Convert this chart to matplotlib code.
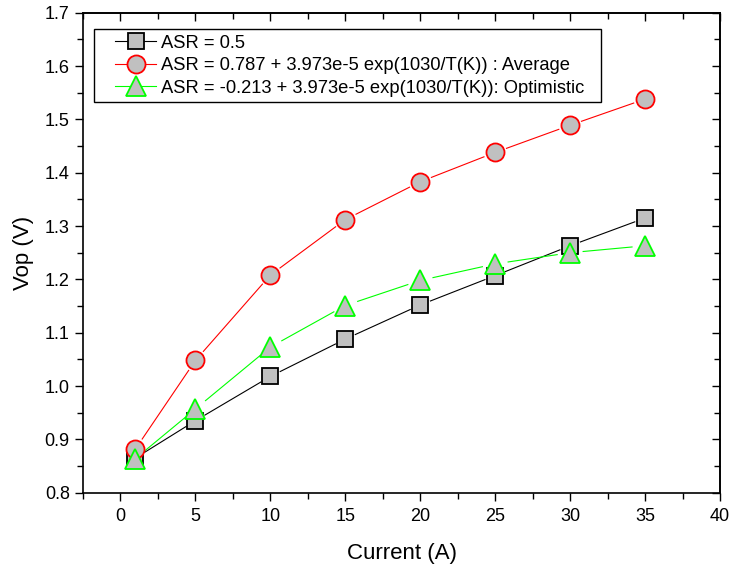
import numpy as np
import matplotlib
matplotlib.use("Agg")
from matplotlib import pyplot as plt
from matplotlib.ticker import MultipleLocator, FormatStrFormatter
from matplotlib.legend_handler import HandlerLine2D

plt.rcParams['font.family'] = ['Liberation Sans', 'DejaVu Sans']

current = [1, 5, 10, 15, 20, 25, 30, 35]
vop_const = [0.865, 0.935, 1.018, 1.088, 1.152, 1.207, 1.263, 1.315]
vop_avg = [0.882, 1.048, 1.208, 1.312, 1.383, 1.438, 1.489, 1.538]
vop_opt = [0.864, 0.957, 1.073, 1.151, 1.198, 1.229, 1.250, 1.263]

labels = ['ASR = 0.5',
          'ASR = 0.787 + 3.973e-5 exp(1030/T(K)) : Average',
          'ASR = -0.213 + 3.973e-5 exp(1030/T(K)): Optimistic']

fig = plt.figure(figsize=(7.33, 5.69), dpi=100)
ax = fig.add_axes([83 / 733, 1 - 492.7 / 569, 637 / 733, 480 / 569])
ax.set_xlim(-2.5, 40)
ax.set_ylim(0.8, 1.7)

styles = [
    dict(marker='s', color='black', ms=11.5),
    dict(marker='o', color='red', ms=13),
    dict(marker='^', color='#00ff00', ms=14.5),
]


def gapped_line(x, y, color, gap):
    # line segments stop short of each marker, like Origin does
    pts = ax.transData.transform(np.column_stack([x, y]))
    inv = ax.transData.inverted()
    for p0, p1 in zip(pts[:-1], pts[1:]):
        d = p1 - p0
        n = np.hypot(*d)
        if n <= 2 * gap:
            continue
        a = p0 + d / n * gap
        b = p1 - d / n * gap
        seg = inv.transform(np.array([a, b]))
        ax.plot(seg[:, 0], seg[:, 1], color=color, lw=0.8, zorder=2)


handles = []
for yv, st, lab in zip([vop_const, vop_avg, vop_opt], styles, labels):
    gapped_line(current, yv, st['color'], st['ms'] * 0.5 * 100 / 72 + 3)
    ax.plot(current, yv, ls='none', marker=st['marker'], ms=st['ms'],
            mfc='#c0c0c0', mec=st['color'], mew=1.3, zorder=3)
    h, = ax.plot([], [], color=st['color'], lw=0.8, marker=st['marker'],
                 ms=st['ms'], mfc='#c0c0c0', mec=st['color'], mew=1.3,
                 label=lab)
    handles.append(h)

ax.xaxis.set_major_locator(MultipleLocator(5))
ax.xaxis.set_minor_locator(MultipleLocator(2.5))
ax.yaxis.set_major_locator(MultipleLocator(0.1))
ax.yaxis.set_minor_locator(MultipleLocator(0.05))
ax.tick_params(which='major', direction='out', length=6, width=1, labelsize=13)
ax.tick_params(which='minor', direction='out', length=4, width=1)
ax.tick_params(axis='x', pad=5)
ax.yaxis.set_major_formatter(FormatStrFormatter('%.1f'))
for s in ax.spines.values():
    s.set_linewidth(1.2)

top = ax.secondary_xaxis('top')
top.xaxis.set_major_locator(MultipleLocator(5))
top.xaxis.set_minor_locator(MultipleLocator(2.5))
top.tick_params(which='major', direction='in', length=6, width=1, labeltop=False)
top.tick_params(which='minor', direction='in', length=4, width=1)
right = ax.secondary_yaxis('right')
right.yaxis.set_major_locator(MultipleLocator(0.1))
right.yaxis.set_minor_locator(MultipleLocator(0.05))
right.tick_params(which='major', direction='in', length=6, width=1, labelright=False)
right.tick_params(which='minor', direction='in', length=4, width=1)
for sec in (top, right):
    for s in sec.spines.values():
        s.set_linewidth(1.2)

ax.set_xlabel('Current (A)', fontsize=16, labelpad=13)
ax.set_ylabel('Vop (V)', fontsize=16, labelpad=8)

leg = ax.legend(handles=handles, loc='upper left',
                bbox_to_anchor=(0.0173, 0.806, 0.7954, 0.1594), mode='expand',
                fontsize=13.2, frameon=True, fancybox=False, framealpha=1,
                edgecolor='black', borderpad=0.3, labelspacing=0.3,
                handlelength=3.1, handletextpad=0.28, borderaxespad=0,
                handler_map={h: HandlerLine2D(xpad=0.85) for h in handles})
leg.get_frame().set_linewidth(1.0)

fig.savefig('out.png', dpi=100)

■ **Task to complete**
Copy out the whole listing exactly, and don't carry over any pictures.

■ **Correct output**
Convert this chart to matplotlib code.
import numpy as np
import matplotlib
matplotlib.use("Agg")
from matplotlib import pyplot as plt
from matplotlib.ticker import MultipleLocator, FormatStrFormatter
from matplotlib.legend_handler import HandlerLine2D

plt.rcParams['font.family'] = ['Liberation Sans', 'DejaVu Sans']

current = [1, 5, 10, 15, 20, 25, 30, 35]
vop_const = [0.865, 0.935, 1.018, 1.088, 1.152, 1.207, 1.263, 1.315]
vop_avg = [0.882, 1.048, 1.208, 1.312, 1.383, 1.438, 1.489, 1.538]
vop_opt = [0.864, 0.957, 1.073, 1.151, 1.198, 1.229, 1.250, 1.263]

labels = ['ASR = 0.5',
          'ASR = 0.787 + 3.973e-5 exp(1030/T(K)) : Average',
          'ASR = -0.213 + 3.973e-5 exp(1030/T(K)): Optimistic']

fig = plt.figure(figsize=(7.33, 5.69), dpi=100)
ax = fig.add_axes([83 / 733, 1 - 492.7 / 569, 637 / 733, 480 / 569])
ax.set_xlim(-2.5, 40)
ax.set_ylim(0.8, 1.7)

styles = [
    dict(marker='s', color='black', ms=11.5),
    dict(marker='o', color='red', ms=13),
    dict(marker='^', color='#00ff00', ms=14.5),
]


def gapped_line(x, y, color, gap):
    # line segments stop short of each marker, like Origin does
    pts = ax.transData.transform(np.column_stack([x, y]))
    inv = ax.transData.inverted()
    for p0, p1 in zip(pts[:-1], pts[1:]):
        d = p1 - p0
        n = np.hypot(*d)
        if n <= 2 * gap:
            continue
        a = p0 + d / n * gap
        b = p1 - d / n * gap
        seg = inv.transform(np.array([a, b]))
        ax.plot(seg[:, 0], seg[:, 1], color=color, lw=0.8, zorder=2)


handles = []
for yv, st, lab in zip([vop_const, vop_avg, vop_opt], styles, labels):
    gapped_line(current, yv, st['color'], st['ms'] * 0.5 * 100 / 72 + 3)
    ax.plot(current, yv, ls='none', marker=st['marker'], ms=st['ms'],
            mfc='#c0c0c0', mec=st['color'], mew=1.3, zorder=3)
    h, = ax.plot([], [], color=st['color'], lw=0.8, marker=st['marker'],
                 ms=st['ms'], mfc='#c0c0c0', mec=st['color'], mew=1.3,
                 label=lab)
    handles.append(h)

ax.xaxis.set_major_locator(MultipleLocator(5))
ax.xaxis.set_minor_locator(MultipleLocator(2.5))
ax.yaxis.set_major_locator(MultipleLocator(0.1))
ax.yaxis.set_minor_locator(MultipleLocator(0.05))
ax.tick_params(which='major', direction='out', length=6, width=1, labelsize=13)
ax.tick_params(which='minor', direction='out', length=4, width=1)
ax.tick_params(axis='x', pad=5)
ax.yaxis.set_major_formatter(FormatStrFormatter('%.1f'))
for s in ax.spines.values():
    s.set_linewidth(1.2)

top = ax.secondary_xaxis('top')
top.xaxis.set_major_locator(MultipleLocator(5))
top.xaxis.set_minor_locator(MultipleLocator(2.5))
top.tick_params(which='major', direction='in', length=6, width=1, labeltop=False)
top.tick_params(which='minor', direction='in', length=4, width=1)
right = ax.secondary_yaxis('right')
right.yaxis.set_major_locator(MultipleLocator(0.1))
right.yaxis.set_minor_locator(MultipleLocator(0.05))
right.tick_params(which='major', direction='in', length=6, width=1, labelright=False)
right.tick_params(which='minor', direction='in', length=4, width=1)
for sec in (top, right):
    for s in sec.spines.values():
        s.set_linewidth(1.2)

ax.set_xlabel('Current (A)', fontsize=16, labelpad=13)
ax.set_ylabel('Vop (V)', fontsize=16, labelpad=8)

leg = ax.legend(handles=handles, loc='upper left',
                bbox_to_anchor=(0.0173, 0.806, 0.7954, 0.1594), mode='expand',
                fontsize=13.2, frameon=True, fancybox=False, framealpha=1,
                edgecolor='black', borderpad=0.3, labelspacing=0.3,
                handlelength=3.1, handletextpad=0.28, borderaxespad=0,
                handler_map={h: HandlerLine2D(xpad=0.85) for h in handles})
leg.get_frame().set_linewidth(1.0)

fig.savefig('out.png', dpi=100)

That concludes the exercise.